Rather than having to prove direct causation between pesticides and human harm, he views the byzantine and balkanized regulatory system itself as a violation of civil rights.
He has been gathering evidence through personal interviews, focus groups and tribunal testimony that communities of color are disproportionately exposed to and affected by pesticides. This relationship between these testimonies and the scientific evidence is overwhelmingly clear.
And it directly stems from the regulatory framework itself.

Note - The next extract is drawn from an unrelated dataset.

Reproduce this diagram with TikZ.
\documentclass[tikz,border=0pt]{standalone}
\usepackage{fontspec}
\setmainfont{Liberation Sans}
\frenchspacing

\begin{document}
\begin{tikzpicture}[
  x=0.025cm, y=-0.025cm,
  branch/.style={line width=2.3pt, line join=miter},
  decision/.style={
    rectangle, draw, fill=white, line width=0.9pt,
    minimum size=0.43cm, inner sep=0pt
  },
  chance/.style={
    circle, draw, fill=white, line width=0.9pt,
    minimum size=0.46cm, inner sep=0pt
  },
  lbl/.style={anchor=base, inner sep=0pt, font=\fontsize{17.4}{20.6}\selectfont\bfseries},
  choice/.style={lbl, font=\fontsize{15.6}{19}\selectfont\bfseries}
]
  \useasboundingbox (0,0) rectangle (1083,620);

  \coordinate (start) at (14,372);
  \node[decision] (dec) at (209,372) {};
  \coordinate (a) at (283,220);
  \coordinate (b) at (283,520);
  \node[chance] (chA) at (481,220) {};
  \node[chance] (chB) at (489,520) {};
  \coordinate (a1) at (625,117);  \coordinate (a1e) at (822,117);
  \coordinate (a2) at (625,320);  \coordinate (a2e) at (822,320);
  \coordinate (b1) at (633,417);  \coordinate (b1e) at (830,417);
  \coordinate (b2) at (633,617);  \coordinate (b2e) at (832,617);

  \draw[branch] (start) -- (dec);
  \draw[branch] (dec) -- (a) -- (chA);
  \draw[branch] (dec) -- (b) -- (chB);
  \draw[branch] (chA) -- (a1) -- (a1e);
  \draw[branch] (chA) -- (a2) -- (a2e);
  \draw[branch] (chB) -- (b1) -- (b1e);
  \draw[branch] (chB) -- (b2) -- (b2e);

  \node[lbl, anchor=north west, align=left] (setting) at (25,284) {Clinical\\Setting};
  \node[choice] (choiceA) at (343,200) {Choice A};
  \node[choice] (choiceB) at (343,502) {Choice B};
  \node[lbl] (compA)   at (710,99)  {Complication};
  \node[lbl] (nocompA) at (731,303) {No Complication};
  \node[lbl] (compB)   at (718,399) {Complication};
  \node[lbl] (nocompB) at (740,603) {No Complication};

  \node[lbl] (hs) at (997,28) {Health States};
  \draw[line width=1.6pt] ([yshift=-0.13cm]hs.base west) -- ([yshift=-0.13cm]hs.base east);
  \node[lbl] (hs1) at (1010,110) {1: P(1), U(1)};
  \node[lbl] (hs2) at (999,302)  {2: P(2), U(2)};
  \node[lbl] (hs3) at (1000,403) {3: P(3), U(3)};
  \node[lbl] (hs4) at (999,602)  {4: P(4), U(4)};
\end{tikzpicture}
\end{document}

A major problem is that DPR has delegated the enforcement of California pesticide regulations to each of 58 different county agriculture commissioners (CACs). These commissioners apply the laws and interact with citizens in uneven, contradictory, inconsistent and often prejudicial ways. Although county ag commissioners are approved by county supervisors, those supervisors have no oversight authority.
You would think that DPR has oversight authority over the commissioners, but basically it gives the commissioners carte blanche to interpret the laws as they see fit.

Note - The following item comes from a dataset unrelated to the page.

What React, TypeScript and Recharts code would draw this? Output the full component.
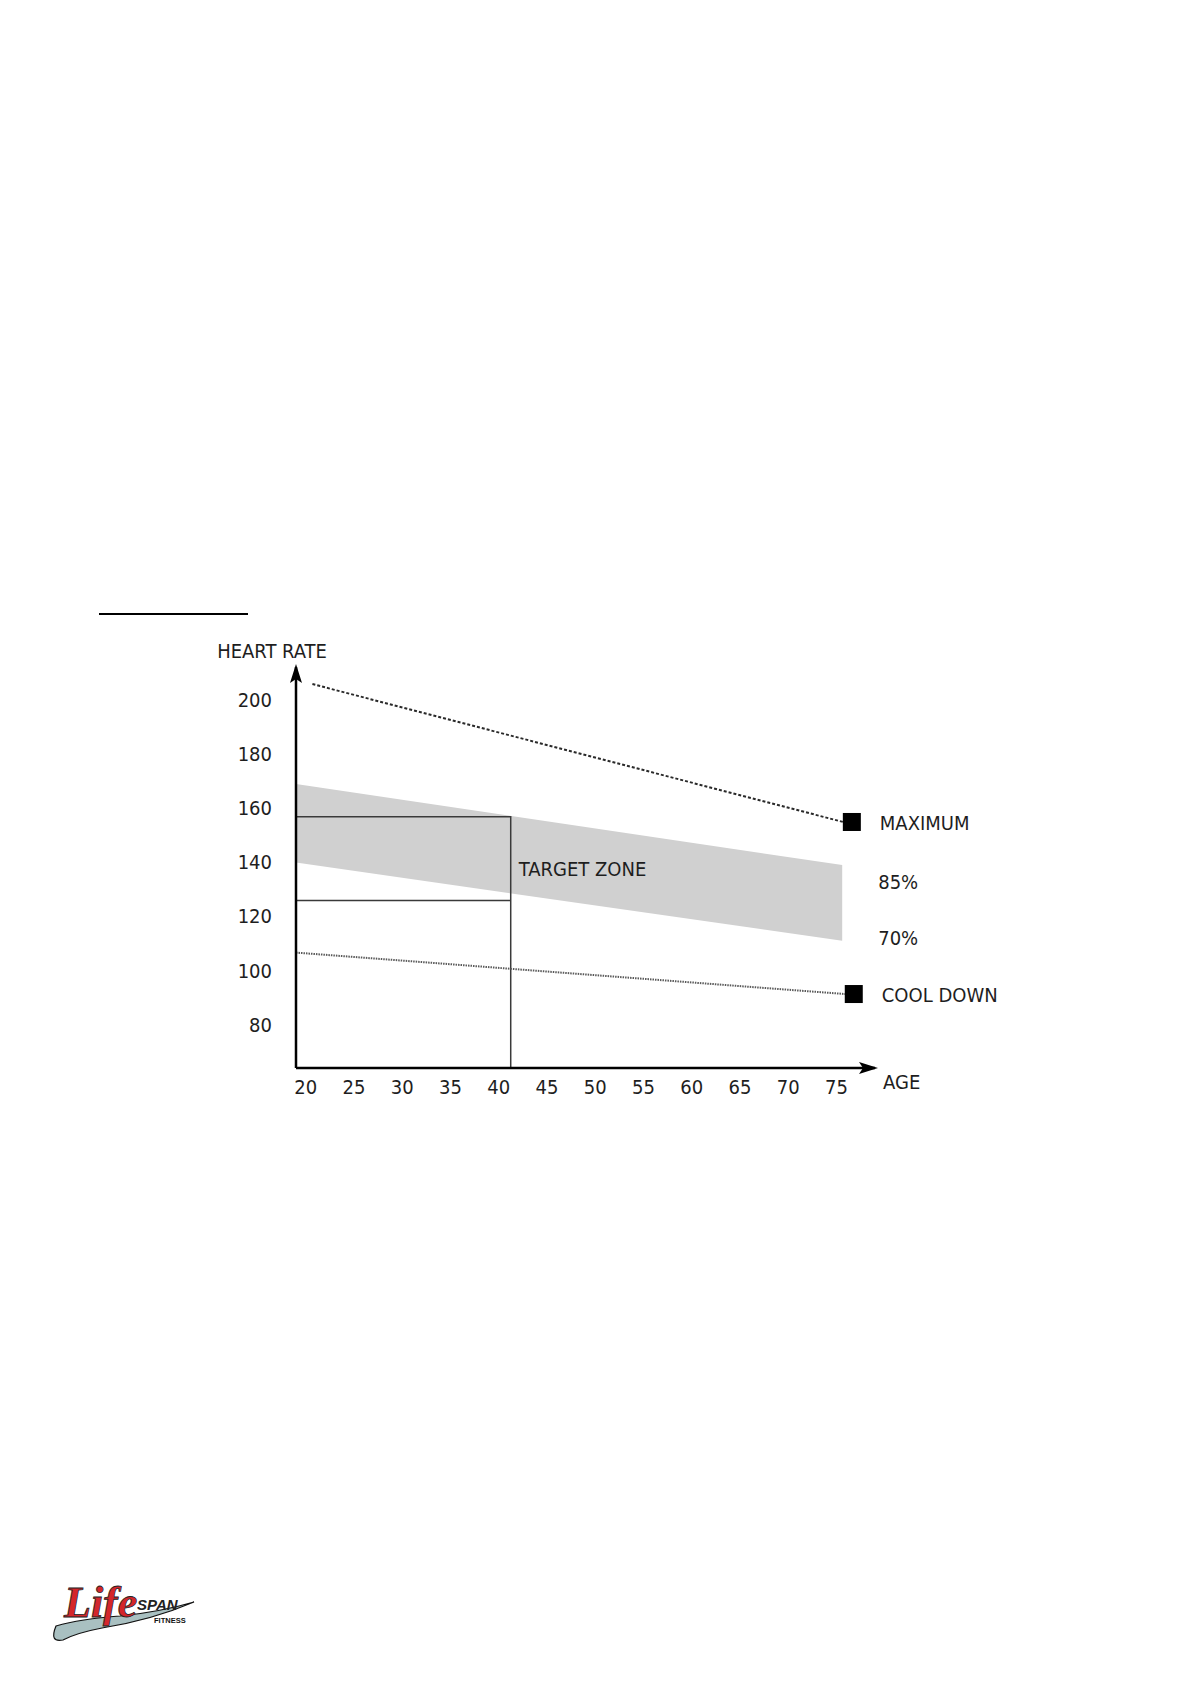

CACs are subject, to some degree, to the whims of local political forces, but beholden to no one.
Some run their commissions like their own private fiefdoms. Others are receptive and responsive to public input to counterbalance the heavy influences of big agriculture and the chemical lobby in the ways pesticide laws are written.
When the Santa Cruz County ag commissioner bans aerial pesticide spraying and Monterey County’s CAC allows it, discrimination, contrary to the equal protection clause of the Constitution, is taking place.
When Santa Cruz County requires 1,3-D fumigant gas application under “impermeable” tarps and San Joaquin counties allow 1,3-D applications in the open ground, someone’s civil rights are being violated. And so on.
Another problem is that neither DPR nor any county ag commissioners consider the interactions and cumulative impacts of multiple pesticides over time as required by the state Environmental Quality Act (CEQA). A further CEQA requirement — considering less toxic alternatives to specific pesticide applications — is regularly and roundly ignored. When these problems are pointed out to CACs, they routinely dismiss them out of hand.
In Montana, several courageous youths sued their state — and won in a lower court — claiming that Montana’s constitution guarantees “a clean and healthy future environment.” This guarantee, they said, was being violated by oil, gas and mining developments.
California’s fraught regulatory framework similarly violates the civil rights of its citizens. One step toward equity is to urge Gov. Gavin Newsom to sign Assembly Bill 652, a bill currently on his desk mandating that DPR form an environment justice committee to hold the agency accountable for discriminatory practices.
In terms of pesticide exposures and climate change, California’s farmworker communities are extremely vulnerable. The risks and impacts are unevenly distributed in inequitable patterns.
Stay tuned. In a monetized system skewed toward corporate money and power, a court of law is often the only level playing field.
Woody Rehanek was a farmworker in Washington state for 18 years and a special education teacher in the Pajaro Valley Unified School District for 18 years. He is a member of SASS (Safe Ag Safe Schools) and a founding member of CORA (Campaign for Organic and Regenerative Agriculture). He lives in Watsonville. His previous piece for Lookout ran in December.